Jena and Justinn tried for about an hour to get him to unlock the dead bolt.
“My husband drew him a picture and slipped it under the door,” Jena said. “We tried games, magic words.”
Nothing worked. Meanwhile, Varro cascaded through a range of emotions like, well, a 3-year-old. He became upset and started crying. Then he just lay down on the floor. Next, he was playing with some rocks. They realized he had lost interest in trying to unlock the door and called 911.
Ephraim fire chief Justin MacDonald said they set a ladder against the building to gain access to the bedroom from the balcony. But there was no handle on the outside of the door, so firefighter Tim Penchoff, speaking to Varro from outside on the balcony, tried to talk him through the motions of unlocking and opening one of the windows.
It wasn’t an easy task.
“The whole time, the child was asking the fireman questions,” MacDonald said. “‘Are you a fireman? Is that a walkie talkie?’”
Believing they wouldn’t be able to teach Varro how to unlock the window, they prepared to break through the bedroom door.
“We were going to force the door from the outside,” MacDonald said. “The mother was a little bit worried about that.
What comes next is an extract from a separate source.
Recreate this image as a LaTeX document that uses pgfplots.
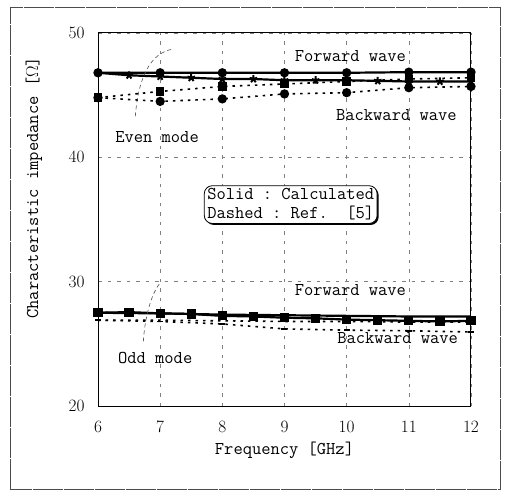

It’s not a quiet task, so we were going to keep [Varro] occupied.”
But, Penchoff finally talked Varro through unlocking the window, and Penchoff was able to climb through.
“I’ve seen children who see us, and they start crying, and this kid was happy as could be,” MacDonald said. “He was happy we were all there. It didn’t faze him.”
Turns out, Varro is fascinated by firefighters and fire trucks, and his reward for the ordeal was visiting the fire truck and trying on a firefighter’s hat.
“He is obsessed with fire trucks,” Jena said. “He hugged the firefighter right away and wanted to see the fire truck. We’re worried he’ll lock himself in again just to see the firefighters!”
No worries of that, though – at least not during this visit. The family was soon heading back home to Milwaukee, though they visit Door County once or twice a year.
“Everyone was safe and happy,” MacDonald said. “We’re always grateful to go to a call like that.”